I'd argue the fact that humans can live in reasonably stable polities of more than a billion people proves, and in an economic space of practically the entire planet (globalisation!) proves we absolutely can cooperate at grand, epic scales.Whether or not that means Kropotkin is right is another thing, but we're built for cooperation.

3 comments

Domesticated animals are often more cooperative than their wildtype kin.

I suspect humans, over tens of thousands of years, have successfully domesticated not only b taurus and c familiaris, but also h sapiens.

I'd argue that the fact that humans can live in reasonably stable polities of more than a billion people only proves that there exist social systems and structures which can achieve reasonable outcomes even without cooperation by incentives which ensure that agents who do not intend to cooperate but act competitively and even maliciously still act reasonably out of pure self-interest and fear of retaliation for defecting.
We are not cooperating at grand scales, not in what matters to the average person, but we certainly cooperate on helping the rich get richer.
Are you ignoring the billion and a half people that have been lifted out of poverty since the 50s or 60s?
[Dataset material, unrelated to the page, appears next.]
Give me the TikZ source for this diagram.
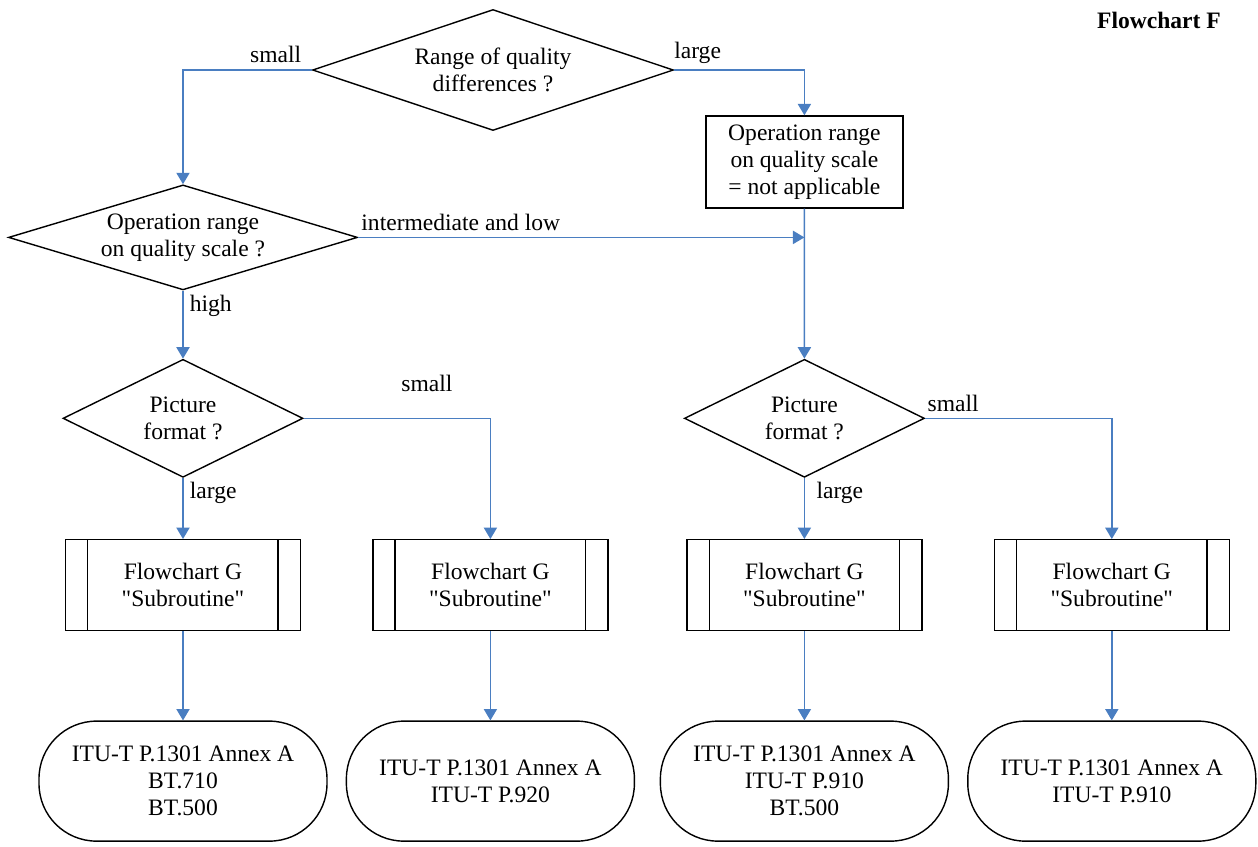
\documentclass[tikz,border=0pt]{standalone}
\usepackage{fontspec}
\setmainfont{Liberation Serif}
\usetikzlibrary{shapes.geometric, arrows.meta, positioning}
\definecolor{flowblue}{RGB}{74,126,193}

\begin{document}
\begin{tikzpicture}[
    >={Triangle[length=6.5pt, width=7.5pt]},
    font=\fontsize{13.4pt}{15.4pt}\selectfont,
    decision/.style={diamond, draw=black, line width=0.8pt, inner sep=0pt, align=center},
    process/.style={rectangle, draw=black, line width=0.8pt, minimum width=3.94cm, minimum height=1.84cm, align=center},
    subr/.style={rectangle, draw=black, line width=0.8pt, minimum width=4.7cm, minimum height=1.82cm, align=center},
    terminal/.style={rectangle, draw=black, line width=0.8pt, rounded corners=1.15cm, minimum width=5.76cm, minimum height=2.4cm, align=center},
    flow/.style={->, draw=flowblue, line width=0.8pt},
    lbl/.style={inner sep=3.5pt}
]
\useasboundingbox (-9.86,1.4) rectangle (15.3,-15.54);

% Title
\node[font=\fontsize{13.4pt}{15.4pt}\selectfont\bfseries, anchor=east] (title) at (14.68,1.0) {Flowchart F};

% Decisions
\node[decision, shape aspect=3, minimum width=7.22cm, minimum height=2.42cm] (qrange) at (0,0) {Range of quality\\differences ?};
\node[decision, shape aspect=3.3, minimum width=6.98cm, minimum height=2.1cm] (qscale) [below=1.06cm of qrange, xshift=-6.2cm] {Operation range\\on quality scale ?};
\node[process] (notapp) [right=0.62cm of qrange, yshift=-1.84cm] {Operation range\\on quality scale\\= not applicable};
\coordinate (join) at (notapp.south |- qscale.east);

\node[decision, shape aspect=2, minimum width=4.8cm, minimum height=2.36cm] (pfL) [below=1.36cm of qscale] {Picture\\format ?};
\node[decision, shape aspect=2, minimum width=4.8cm, minimum height=2.36cm] (pfR) [right=7.6cm of pfL] {Picture\\format ?};

% Subroutines
\node[subr] (sub1) [below=1.22cm of pfL] {Flowchart G\\\textquotedbl Subroutine\textquotedbl};
\node[subr] (sub2) [right=1.42cm of sub1] {Flowchart G\\\textquotedbl Subroutine\textquotedbl};
\node[subr] (sub3) [below=1.22cm of pfR] {Flowchart G\\\textquotedbl Subroutine\textquotedbl};
\node[subr] (sub4) [right=1.42cm of sub3] {Flowchart G\\\textquotedbl Subroutine\textquotedbl};
\foreach \s in {sub1,sub2,sub3,sub4} {
    \draw[line width=0.8pt] ([xshift=0.46cm]\s.north west) -- ([xshift=0.46cm]\s.south west);
    \draw[line width=0.8pt] ([xshift=-0.46cm]\s.north east) -- ([xshift=-0.46cm]\s.south east);
}

% Results
\node[terminal] (term1) [below=1.78cm of sub1] {ITU-T P.1301 Annex A\\BT.710\\BT.500};
\node[terminal] (term2) [below=1.78cm of sub2] {ITU-T P.1301 Annex A\\ITU-T P.920};
\node[terminal] (term3) [below=1.78cm of sub3] {ITU-T P.1301 Annex A\\ITU-T P.910\\BT.500};
\node[terminal] (term4) [below=1.78cm of sub4] {ITU-T P.1301 Annex A\\ITU-T P.910};

% Connectors
\draw[flow] (qrange.west) -| node[lbl, above, pos=0.14] {small} (qscale.north);
\draw[flow] (qrange.east) -| node[lbl, above, pos=0.09] {large} (notapp.north);
\draw[flow] (qscale.east) -- node[lbl, above, pos=0.23] {intermediate and low} (join);
\draw[flow] (notapp.south) -- (pfR.north);
\draw[flow] (qscale.south) -- node[lbl, right, pos=0.22] {high} (pfL.north);

\draw[flow] (pfL.east) -| node[lbl, above=0.4cm, pos=0.33] {small} (sub2.north);
\draw[flow] (pfL.south) -- node[lbl, right, pos=0.24] {large} (sub1.north);
\draw[flow] (pfR.east) -| node[lbl, above, pos=0.075] {small} (sub4.north);
\draw[flow] (pfR.south) -- node[lbl, right, pos=0.24, xshift=3pt] {large} (sub3.north);

\draw[flow] (sub1) -- (term1);
\draw[flow] (sub2) -- (term2);
\draw[flow] (sub3) -- (term3);
\draw[flow] (sub4) -- (term4);

\end{tikzpicture}
\end{document}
We can definitely cooperate to benefit the masses of humankind and we do.
Are you ignoring that despite knowing the consequences of climate change for a hundred or so years, "we" chose to ignore them for corporate profits?

What's the point of lifting anyone out of poverty if we are actively ruining our environment through obviously unsustainable behaviour?

How many more billions of people could we have brought out of poverty if the goal wasn't to improve bottom lines? What about all the displaced people due to wars for oil?

No, I'm not. Some of that wealth was created by externalizing costs in the form of pollution. Because that is how our society was designed and we did not have good alternatives until around the turn of the century. But most of it was not. Most was genuine wealth that improved many people's lives.

The point of lifting people out of poverty - which doesn't mean they have now have money; it more means they have more access to education, healthcare, and capital - is that those people are now in a better position to help us deal with the future challenges, climate change being one of them. In addition to their quality of life being much better. There is a significant bootstrapping effect.

>How many more billions of people could we have brought out of poverty if the goal wasn't to improve bottom lines?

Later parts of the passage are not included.